Les algues, la pompe carbone et le pétrole...
Récompensé en 2018 par la médaille de bronze du CNRS, Lionel Guidi, 37 ans, travaille au laboratoire océanographique de Villefranche-sur-Mer, dans les Alpes-Maritimes. Sa spécialité : le cycle du carbone au niveau océanique, dans le cadre d’un mécanisme que l’on appelle la « pompe biologique ». Petite explication de texte. Comme les plantes à la surface de la terre, les algues absorbent du CO2 (dioxyde de carbone) par photosynthèse. Or, elles peuvent entrer dans la chaîne alimentaire ou former des agrégats en se collant les unes aux autres. Lesquels, devenant plus lourds que l’eau, finissent par couler.
Interaction des espèces
En vertu de ce phénomène, le CO2 qu’elles contiennent est transféré vers le plancher océanique : c’est la séquestration du carbone. « Ce qui, à long terme, produit du pétrole, pétrole qui, lorsque l’homme le brûlera, rejettera lui-même du carbone dans l’atmosphère. » Ce qui intéresse Lionel Guidi n’est pas la formation du pétrole, mais l’interaction des espèces dans ce mécanisme de la « pompe biologique ». Qui est d’une grande complexité, son étude consistant, entre autres points, à comprendre comment cette interaction est influencée par des changements, notamment climatiques. Le principe de l’analyse, lui, paraît assez simple : « Au moyen de caméras immergées, on filme une colonne d’eau depuis la surface, jusqu’à 6000 mètres de profondeur, en observant, dans les particules marines et le plancton, tout ce qui est plus grand que 100 microns. »

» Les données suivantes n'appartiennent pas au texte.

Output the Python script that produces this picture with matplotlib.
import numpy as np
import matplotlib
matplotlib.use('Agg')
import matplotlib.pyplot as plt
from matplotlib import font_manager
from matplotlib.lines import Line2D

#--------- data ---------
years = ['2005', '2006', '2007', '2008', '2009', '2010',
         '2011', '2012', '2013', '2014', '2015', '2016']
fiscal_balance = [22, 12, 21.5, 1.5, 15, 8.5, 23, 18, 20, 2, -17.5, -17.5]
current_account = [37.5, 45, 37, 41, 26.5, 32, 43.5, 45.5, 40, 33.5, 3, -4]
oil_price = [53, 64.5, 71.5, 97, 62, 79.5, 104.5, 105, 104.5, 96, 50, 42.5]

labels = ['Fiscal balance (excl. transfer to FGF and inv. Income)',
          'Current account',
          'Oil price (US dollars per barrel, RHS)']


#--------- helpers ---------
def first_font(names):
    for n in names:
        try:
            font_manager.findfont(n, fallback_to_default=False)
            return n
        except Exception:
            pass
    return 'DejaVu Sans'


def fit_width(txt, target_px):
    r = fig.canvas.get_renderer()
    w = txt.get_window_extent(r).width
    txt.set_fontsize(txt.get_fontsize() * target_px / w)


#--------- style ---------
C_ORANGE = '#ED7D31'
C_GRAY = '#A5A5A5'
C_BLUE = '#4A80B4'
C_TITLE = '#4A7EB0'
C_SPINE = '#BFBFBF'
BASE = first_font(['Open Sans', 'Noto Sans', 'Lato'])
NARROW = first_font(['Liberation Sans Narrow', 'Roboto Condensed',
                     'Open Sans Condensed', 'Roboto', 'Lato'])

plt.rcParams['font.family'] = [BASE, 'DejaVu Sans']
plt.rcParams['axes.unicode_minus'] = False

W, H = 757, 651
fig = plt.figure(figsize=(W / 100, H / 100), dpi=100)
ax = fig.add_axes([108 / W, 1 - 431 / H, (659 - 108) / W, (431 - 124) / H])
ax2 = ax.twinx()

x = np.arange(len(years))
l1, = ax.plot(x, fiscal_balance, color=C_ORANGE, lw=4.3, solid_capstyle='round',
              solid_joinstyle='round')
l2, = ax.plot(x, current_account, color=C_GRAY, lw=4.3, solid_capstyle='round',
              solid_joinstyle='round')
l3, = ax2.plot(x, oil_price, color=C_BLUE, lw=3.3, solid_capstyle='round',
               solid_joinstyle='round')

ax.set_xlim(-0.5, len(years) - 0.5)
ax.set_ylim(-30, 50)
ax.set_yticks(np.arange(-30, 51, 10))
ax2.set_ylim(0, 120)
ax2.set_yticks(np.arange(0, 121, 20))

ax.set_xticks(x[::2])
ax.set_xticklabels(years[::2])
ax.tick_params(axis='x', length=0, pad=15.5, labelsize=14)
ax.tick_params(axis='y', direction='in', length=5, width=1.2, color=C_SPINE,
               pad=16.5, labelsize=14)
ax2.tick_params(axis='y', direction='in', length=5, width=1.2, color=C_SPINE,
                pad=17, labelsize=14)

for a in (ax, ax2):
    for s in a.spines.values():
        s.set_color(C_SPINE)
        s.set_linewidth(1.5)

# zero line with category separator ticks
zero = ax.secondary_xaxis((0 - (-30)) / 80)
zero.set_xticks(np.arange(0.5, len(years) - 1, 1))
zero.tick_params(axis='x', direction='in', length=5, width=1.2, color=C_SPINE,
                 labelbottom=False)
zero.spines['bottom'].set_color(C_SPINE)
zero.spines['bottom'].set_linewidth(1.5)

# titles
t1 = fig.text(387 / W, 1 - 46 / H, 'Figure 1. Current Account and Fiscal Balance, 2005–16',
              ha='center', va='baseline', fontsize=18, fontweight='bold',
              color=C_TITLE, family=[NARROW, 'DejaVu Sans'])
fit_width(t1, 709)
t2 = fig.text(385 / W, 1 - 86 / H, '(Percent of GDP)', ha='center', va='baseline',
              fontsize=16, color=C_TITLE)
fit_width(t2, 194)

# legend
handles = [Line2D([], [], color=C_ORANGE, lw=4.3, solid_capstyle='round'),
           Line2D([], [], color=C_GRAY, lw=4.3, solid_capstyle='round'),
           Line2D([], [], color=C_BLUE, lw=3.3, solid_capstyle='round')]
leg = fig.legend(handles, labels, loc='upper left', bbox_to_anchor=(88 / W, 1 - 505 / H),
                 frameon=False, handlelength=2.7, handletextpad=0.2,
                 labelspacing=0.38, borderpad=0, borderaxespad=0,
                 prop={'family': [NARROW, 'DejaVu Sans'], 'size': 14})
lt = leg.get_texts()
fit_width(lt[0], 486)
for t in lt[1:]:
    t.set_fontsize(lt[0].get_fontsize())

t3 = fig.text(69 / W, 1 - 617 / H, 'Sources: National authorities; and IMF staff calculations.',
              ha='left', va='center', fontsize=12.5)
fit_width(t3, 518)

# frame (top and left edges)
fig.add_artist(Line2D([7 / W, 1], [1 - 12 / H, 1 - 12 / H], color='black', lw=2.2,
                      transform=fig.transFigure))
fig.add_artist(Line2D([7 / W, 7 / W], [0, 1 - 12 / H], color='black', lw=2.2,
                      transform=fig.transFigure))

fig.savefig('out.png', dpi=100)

« L’océan sert de tampon »
On estime que l’ensemble des océans produit 10 à 15 milliards de tonnes de CO2 par an. « Dans cette partie, la pompe biologique représente 2 gigatonnes, dont 10 % par séquestration. » Ces études, in fine, peuvent apporter aux décisionnaires des informations précieuses sur la gestion des océans et sur la biodiversité. « L’océan sert de tampon à ce réchauffement climatique. Sans l’homme, tout serait stable. Or, une légère élévation de la température de l’Atlantique provoque des migrations d’espèces. » C’est un autre sujet, plus politique. La compréhension et la quantification sont, quant à elles, du ressort de la recherche.